* [DATASET EXTRACT]
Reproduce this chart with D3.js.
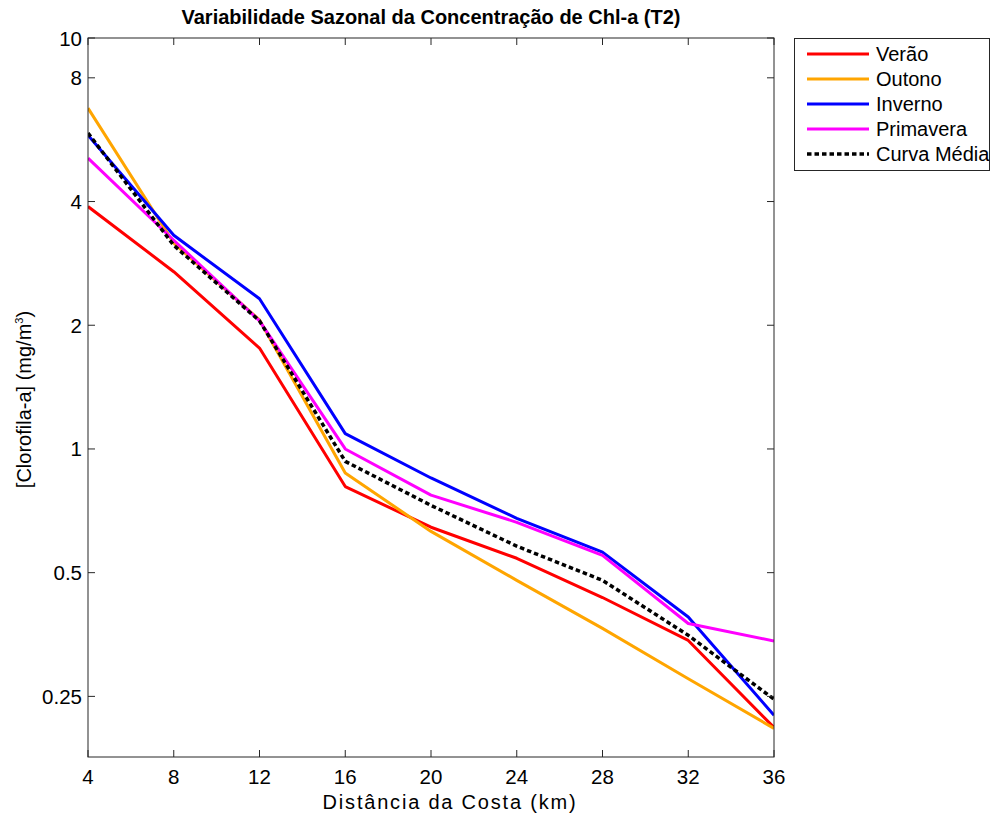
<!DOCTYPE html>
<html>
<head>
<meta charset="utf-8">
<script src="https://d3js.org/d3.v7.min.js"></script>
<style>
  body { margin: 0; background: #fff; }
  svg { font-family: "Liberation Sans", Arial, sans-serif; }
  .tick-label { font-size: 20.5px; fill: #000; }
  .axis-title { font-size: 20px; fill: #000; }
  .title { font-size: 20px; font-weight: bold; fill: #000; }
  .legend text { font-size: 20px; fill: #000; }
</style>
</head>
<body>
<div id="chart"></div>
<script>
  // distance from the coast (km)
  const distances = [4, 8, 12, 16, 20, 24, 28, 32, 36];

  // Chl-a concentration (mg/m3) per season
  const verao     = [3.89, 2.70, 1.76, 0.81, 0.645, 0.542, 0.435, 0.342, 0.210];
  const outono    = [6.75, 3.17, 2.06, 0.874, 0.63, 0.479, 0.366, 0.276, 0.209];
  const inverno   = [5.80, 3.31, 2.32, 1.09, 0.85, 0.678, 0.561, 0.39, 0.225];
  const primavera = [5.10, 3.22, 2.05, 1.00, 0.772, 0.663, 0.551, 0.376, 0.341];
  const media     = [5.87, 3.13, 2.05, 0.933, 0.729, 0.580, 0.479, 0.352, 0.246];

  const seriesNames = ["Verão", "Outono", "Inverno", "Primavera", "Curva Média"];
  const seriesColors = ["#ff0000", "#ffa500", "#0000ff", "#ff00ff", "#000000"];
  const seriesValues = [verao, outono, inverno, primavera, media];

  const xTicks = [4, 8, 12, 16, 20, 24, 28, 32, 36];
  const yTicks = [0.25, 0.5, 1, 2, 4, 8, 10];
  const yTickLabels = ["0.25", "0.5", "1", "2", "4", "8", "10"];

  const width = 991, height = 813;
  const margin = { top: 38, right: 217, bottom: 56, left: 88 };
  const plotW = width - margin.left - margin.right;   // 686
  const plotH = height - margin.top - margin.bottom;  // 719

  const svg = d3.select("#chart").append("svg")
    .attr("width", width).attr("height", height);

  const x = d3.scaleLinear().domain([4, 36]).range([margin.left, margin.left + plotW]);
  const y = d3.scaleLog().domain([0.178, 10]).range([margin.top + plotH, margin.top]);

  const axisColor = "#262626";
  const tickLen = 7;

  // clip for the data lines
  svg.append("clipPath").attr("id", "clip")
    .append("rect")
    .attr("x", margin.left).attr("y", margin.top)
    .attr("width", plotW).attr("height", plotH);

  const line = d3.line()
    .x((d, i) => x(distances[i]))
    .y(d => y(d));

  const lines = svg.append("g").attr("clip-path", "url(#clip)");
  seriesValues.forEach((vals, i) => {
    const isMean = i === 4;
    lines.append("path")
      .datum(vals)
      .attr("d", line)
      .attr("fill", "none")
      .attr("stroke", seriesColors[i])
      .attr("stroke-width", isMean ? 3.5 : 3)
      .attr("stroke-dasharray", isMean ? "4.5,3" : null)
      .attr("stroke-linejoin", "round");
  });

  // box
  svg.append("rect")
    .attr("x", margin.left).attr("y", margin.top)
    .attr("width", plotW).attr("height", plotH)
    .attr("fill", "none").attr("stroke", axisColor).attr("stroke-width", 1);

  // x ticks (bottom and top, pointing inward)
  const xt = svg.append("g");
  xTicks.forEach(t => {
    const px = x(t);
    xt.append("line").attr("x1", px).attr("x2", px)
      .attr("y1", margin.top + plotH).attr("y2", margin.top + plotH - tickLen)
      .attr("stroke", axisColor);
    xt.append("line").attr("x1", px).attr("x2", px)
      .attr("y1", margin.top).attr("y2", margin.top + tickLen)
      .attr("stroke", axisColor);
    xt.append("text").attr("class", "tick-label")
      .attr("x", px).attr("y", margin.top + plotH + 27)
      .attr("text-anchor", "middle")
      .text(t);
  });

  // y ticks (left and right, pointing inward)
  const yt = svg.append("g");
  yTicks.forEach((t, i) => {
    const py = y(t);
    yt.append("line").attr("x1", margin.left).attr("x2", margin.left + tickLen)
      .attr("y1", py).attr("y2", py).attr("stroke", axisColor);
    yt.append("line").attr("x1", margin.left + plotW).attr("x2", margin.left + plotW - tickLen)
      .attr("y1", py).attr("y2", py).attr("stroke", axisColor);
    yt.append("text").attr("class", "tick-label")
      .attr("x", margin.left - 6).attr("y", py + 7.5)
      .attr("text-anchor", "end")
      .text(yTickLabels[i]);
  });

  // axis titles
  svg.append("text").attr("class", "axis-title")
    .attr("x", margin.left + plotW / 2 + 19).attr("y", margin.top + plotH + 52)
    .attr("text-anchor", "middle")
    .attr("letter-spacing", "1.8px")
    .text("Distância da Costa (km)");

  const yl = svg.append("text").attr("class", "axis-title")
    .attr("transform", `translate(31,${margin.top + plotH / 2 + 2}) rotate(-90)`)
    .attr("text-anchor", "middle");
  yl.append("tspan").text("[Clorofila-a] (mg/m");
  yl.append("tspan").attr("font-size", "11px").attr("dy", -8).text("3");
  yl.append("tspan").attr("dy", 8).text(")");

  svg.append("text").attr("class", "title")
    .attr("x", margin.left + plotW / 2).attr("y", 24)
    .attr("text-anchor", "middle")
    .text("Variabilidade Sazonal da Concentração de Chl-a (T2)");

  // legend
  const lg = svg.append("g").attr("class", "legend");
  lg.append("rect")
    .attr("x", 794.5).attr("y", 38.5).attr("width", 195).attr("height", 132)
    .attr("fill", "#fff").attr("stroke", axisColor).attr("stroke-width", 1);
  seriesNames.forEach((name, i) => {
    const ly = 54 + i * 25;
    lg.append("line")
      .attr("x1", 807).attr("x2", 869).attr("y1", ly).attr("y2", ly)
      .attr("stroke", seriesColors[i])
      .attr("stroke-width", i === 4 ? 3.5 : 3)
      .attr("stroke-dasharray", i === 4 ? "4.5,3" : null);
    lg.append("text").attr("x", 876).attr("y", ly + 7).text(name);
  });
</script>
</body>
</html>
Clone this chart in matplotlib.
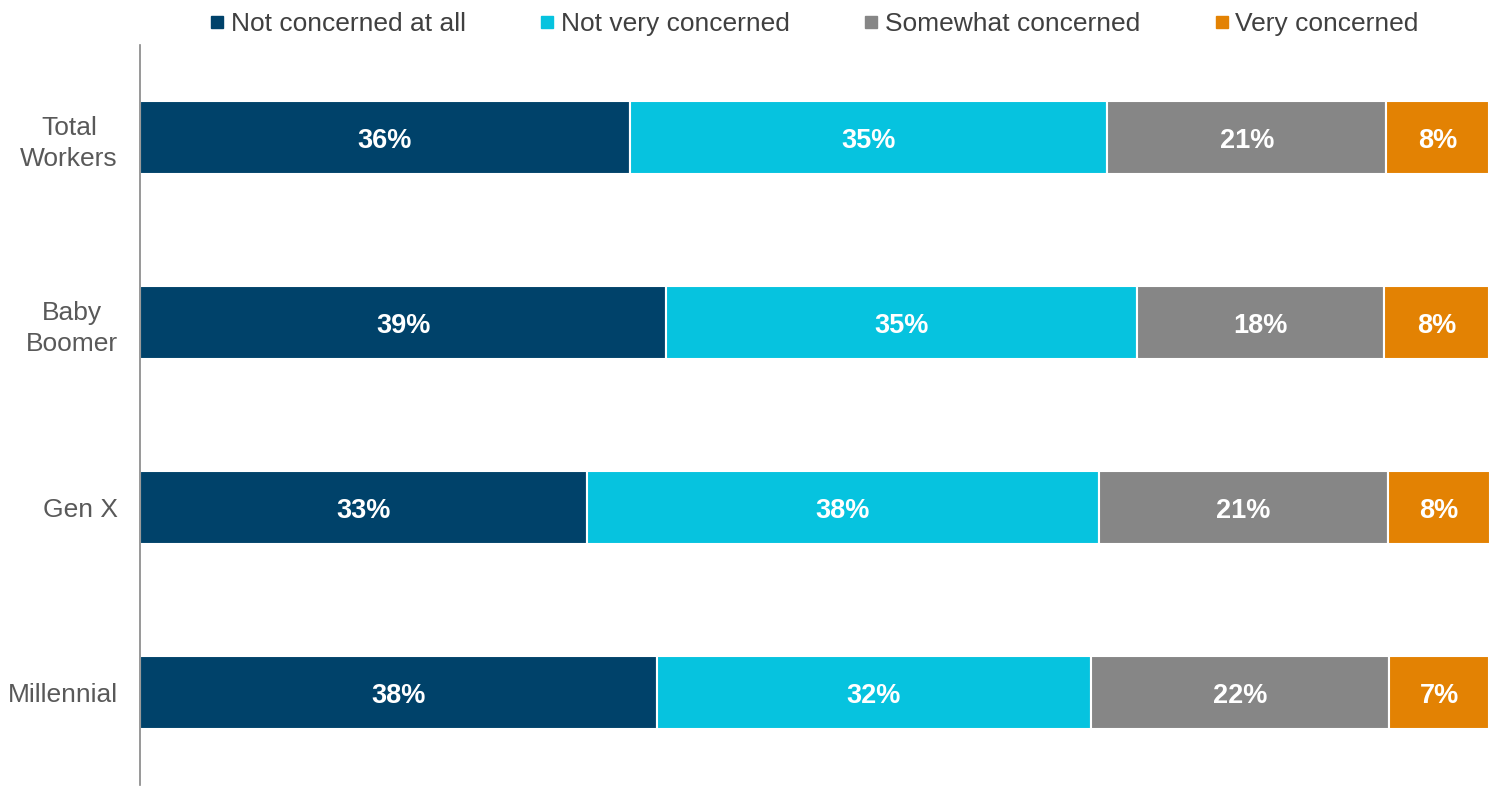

* [TASK DESCRIPTION] Give an exact copy of the material, leaving out every picture.

* [SOLUTION FOR THIS EXERCISE]
Reproduce this chart with D3.js.
<!DOCTYPE html>
<html>
<head>
<meta charset="utf-8">
<script src="https://d3js.org/d3.v7.min.js"></script>
<style>
  body { margin: 0; background: #fff; }
  svg { font-family: "Liberation Sans", Arial, sans-serif; }
  .tick-label { font-size: 20.5px; fill: #000; }
  .axis-title { font-size: 20px; fill: #000; }
  .title { font-size: 20px; font-weight: bold; fill: #000; }
  .legend text { font-size: 20px; fill: #000; }
</style>
</head>
<body>
<div id="chart"></div>
<script>
  // distance from the coast (km)
  const distances = [4, 8, 12, 16, 20, 24, 28, 32, 36];

  // Chl-a concentration (mg/m3) per season
  const verao     = [3.89, 2.70, 1.76, 0.81, 0.645, 0.542, 0.435, 0.342, 0.210];
  const outono    = [6.75, 3.17, 2.06, 0.874, 0.63, 0.479, 0.366, 0.276, 0.209];
  const inverno   = [5.80, 3.31, 2.32, 1.09, 0.85, 0.678, 0.561, 0.39, 0.225];
  const primavera = [5.10, 3.22, 2.05, 1.00, 0.772, 0.663, 0.551, 0.376, 0.341];
  const media     = [5.87, 3.13, 2.05, 0.933, 0.729, 0.580, 0.479, 0.352, 0.246];

  const seriesNames = ["Verão", "Outono", "Inverno", "Primavera", "Curva Média"];
  const seriesColors = ["#ff0000", "#ffa500", "#0000ff", "#ff00ff", "#000000"];
  const seriesValues = [verao, outono, inverno, primavera, media];

  const xTicks = [4, 8, 12, 16, 20, 24, 28, 32, 36];
  const yTicks = [0.25, 0.5, 1, 2, 4, 8, 10];
  const yTickLabels = ["0.25", "0.5", "1", "2", "4", "8", "10"];

  const width = 991, height = 813;
  const margin = { top: 38, right: 217, bottom: 56, left: 88 };
  const plotW = width - margin.left - margin.right;   // 686
  const plotH = height - margin.top - margin.bottom;  // 719

  const svg = d3.select("#chart").append("svg")
    .attr("width", width).attr("height", height);

  const x = d3.scaleLinear().domain([4, 36]).range([margin.left, margin.left + plotW]);
  const y = d3.scaleLog().domain([0.178, 10]).range([margin.top + plotH, margin.top]);

  const axisColor = "#262626";
  const tickLen = 7;

  // clip for the data lines
  svg.append("clipPath").attr("id", "clip")
    .append("rect")
    .attr("x", margin.left).attr("y", margin.top)
    .attr("width", plotW).attr("height", plotH);

  const line = d3.line()
    .x((d, i) => x(distances[i]))
    .y(d => y(d));

  const lines = svg.append("g").attr("clip-path", "url(#clip)");
  seriesValues.forEach((vals, i) => {
    const isMean = i === 4;
    lines.append("path")
      .datum(vals)
      .attr("d", line)
      .attr("fill", "none")
      .attr("stroke", seriesColors[i])
      .attr("stroke-width", isMean ? 3.5 : 3)
      .attr("stroke-dasharray", isMean ? "4.5,3" : null)
      .attr("stroke-linejoin", "round");
  });

  // box
  svg.append("rect")
    .attr("x", margin.left).attr("y", margin.top)
    .attr("width", plotW).attr("height", plotH)
    .attr("fill", "none").attr("stroke", axisColor).attr("stroke-width", 1);

  // x ticks (bottom and top, pointing inward)
  const xt = svg.append("g");
  xTicks.forEach(t => {
    const px = x(t);
    xt.append("line").attr("x1", px).attr("x2", px)
      .attr("y1", margin.top + plotH).attr("y2", margin.top + plotH - tickLen)
      .attr("stroke", axisColor);
    xt.append("line").attr("x1", px).attr("x2", px)
      .attr("y1", margin.top).attr("y2", margin.top + tickLen)
      .attr("stroke", axisColor);
    xt.append("text").attr("class", "tick-label")
      .attr("x", px).attr("y", margin.top + plotH + 27)
      .attr("text-anchor", "middle")
      .text(t);
  });

  // y ticks (left and right, pointing inward)
  const yt = svg.append("g");
  yTicks.forEach((t, i) => {
    const py = y(t);
    yt.append("line").attr("x1", margin.left).attr("x2", margin.left + tickLen)
      .attr("y1", py).attr("y2", py).attr("stroke", axisColor);
    yt.append("line").attr("x1", margin.left + plotW).attr("x2", margin.left + plotW - tickLen)
      .attr("y1", py).attr("y2", py).attr("stroke", axisColor);
    yt.append("text").attr("class", "tick-label")
      .attr("x", margin.left - 6).attr("y", py + 7.5)
      .attr("text-anchor", "end")
      .text(yTickLabels[i]);
  });

  // axis titles
  svg.append("text").attr("class", "axis-title")
    .attr("x", margin.left + plotW / 2 + 19).attr("y", margin.top + plotH + 52)
    .attr("text-anchor", "middle")
    .attr("letter-spacing", "1.8px")
    .text("Distância da Costa (km)");

  const yl = svg.append("text").attr("class", "axis-title")
    .attr("transform", `translate(31,${margin.top + plotH / 2 + 2}) rotate(-90)`)
    .attr("text-anchor", "middle");
  yl.append("tspan").text("[Clorofila-a] (mg/m");
  yl.append("tspan").attr("font-size", "11px").attr("dy", -8).text("3");
  yl.append("tspan").attr("dy", 8).text(")");

  svg.append("text").attr("class", "title")
    .attr("x", margin.left + plotW / 2).attr("y", 24)
    .attr("text-anchor", "middle")
    .text("Variabilidade Sazonal da Concentração de Chl-a (T2)");

  // legend
  const lg = svg.append("g").attr("class", "legend");
  lg.append("rect")
    .attr("x", 794.5).attr("y", 38.5).attr("width", 195).attr("height", 132)
    .attr("fill", "#fff").attr("stroke", axisColor).attr("stroke-width", 1);
  seriesNames.forEach((name, i) => {
    const ly = 54 + i * 25;
    lg.append("line")
      .attr("x1", 807).attr("x2", 869).attr("y1", ly).attr("y2", ly)
      .attr("stroke", seriesColors[i])
      .attr("stroke-width", i === 4 ? 3.5 : 3)
      .attr("stroke-dasharray", i === 4 ? "4.5,3" : null);
    lg.append("text").attr("x", 876).attr("y", ly + 7).text(name);
  });
</script>
</body>
</html>
Clone this chart in matplotlib.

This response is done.